Returning from Biscayne Bay, Florida a few days ago we were reminded that in this age of electronic navigation, command, control, and monitoring, you still need to maintain a traditional situational awareness.
The sink full of marine weeds is a classic example of why this approach is still beneficial.
We like to check the engine room once an hour. Hearing, sight, and smell tell us things that our extensive Maretron N2K monitoring system cannot. In this case, walking down toward the main deck there was a different tone to the exhaust. A quick look over the side showed that the water flow on the starboard side was much reduced. We have temperature probes on the raw water pumps, exhaust injection elbows, Aqualifts, and shaft seals. These would have eventually told us there was a water flow issue, but not before an impeller was damaged from lack of water flow.

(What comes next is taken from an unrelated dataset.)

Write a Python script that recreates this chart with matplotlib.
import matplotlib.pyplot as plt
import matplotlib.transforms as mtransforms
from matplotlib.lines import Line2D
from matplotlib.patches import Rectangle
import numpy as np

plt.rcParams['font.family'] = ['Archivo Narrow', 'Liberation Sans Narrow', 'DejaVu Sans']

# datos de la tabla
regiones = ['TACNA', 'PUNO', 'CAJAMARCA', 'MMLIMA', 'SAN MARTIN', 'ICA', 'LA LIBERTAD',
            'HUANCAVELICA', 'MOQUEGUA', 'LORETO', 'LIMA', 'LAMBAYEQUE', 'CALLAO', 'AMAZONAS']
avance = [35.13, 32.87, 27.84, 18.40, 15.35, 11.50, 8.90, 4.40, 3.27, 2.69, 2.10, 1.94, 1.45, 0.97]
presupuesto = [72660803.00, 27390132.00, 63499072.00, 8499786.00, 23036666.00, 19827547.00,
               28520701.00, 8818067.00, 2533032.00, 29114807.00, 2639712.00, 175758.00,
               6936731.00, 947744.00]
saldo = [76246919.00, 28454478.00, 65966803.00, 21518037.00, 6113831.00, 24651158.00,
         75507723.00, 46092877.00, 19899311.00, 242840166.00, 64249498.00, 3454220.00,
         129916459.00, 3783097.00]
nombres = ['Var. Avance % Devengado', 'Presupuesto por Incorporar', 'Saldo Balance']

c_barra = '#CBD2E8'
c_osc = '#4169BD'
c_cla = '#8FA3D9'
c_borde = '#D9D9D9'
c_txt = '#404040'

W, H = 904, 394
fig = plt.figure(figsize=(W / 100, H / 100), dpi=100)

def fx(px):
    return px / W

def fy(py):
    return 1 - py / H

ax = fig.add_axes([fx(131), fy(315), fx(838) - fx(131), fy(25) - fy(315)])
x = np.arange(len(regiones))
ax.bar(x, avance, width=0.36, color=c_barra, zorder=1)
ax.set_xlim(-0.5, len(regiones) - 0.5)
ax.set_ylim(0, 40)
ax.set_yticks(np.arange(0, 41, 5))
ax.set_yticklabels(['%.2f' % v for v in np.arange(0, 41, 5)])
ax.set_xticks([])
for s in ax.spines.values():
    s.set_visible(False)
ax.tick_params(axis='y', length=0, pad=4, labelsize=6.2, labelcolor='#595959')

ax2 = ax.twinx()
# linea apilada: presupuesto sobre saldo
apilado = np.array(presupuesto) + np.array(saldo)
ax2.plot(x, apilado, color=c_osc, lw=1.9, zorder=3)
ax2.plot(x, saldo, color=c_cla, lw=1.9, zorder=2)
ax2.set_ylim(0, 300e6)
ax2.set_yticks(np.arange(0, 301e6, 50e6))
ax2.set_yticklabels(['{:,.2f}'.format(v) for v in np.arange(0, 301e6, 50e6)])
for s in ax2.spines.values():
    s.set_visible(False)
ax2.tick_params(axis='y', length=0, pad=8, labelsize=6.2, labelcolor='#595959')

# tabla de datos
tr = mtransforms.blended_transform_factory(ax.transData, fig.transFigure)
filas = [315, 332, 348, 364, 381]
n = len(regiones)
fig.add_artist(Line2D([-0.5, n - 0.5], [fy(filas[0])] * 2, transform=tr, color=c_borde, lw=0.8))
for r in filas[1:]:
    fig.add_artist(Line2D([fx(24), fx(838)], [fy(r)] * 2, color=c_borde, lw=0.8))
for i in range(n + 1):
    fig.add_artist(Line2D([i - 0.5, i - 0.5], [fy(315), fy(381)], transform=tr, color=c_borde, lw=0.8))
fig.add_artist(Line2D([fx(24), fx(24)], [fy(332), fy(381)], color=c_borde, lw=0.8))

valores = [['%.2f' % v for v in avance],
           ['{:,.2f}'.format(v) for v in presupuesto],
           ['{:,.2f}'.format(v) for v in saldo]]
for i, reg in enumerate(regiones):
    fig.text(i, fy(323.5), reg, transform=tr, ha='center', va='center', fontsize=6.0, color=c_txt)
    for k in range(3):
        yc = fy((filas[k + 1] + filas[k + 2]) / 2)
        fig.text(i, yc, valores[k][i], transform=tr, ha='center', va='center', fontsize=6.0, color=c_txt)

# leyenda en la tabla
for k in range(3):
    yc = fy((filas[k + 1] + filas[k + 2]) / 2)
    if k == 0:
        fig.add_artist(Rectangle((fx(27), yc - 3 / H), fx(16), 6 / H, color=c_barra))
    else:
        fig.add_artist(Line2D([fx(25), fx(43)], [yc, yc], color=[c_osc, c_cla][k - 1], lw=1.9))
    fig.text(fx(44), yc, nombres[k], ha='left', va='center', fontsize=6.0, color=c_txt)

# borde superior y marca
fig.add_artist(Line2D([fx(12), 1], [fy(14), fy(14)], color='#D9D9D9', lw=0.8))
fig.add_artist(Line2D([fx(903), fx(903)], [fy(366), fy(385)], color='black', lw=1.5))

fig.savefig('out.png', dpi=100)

Each engine, the genset, and the engine room raw water consumers have a large CPVC filter, and these were all heavily packed with weeds, as were the pipes from valve to strainer. The strainer is easily removed and emptied, then cleaned in the nearby sink. But the pipes were a different matter.
A little forethought makes these easy to take apart and clean. The elbows have an O-ring sealed flange face tightened with a large nut.
A few seconds and the elbow assembly was removed and easily cleaned. Note that the lower flange of the valves are above the waterline, so the valve can be removed for maintenance without hauling or plugging.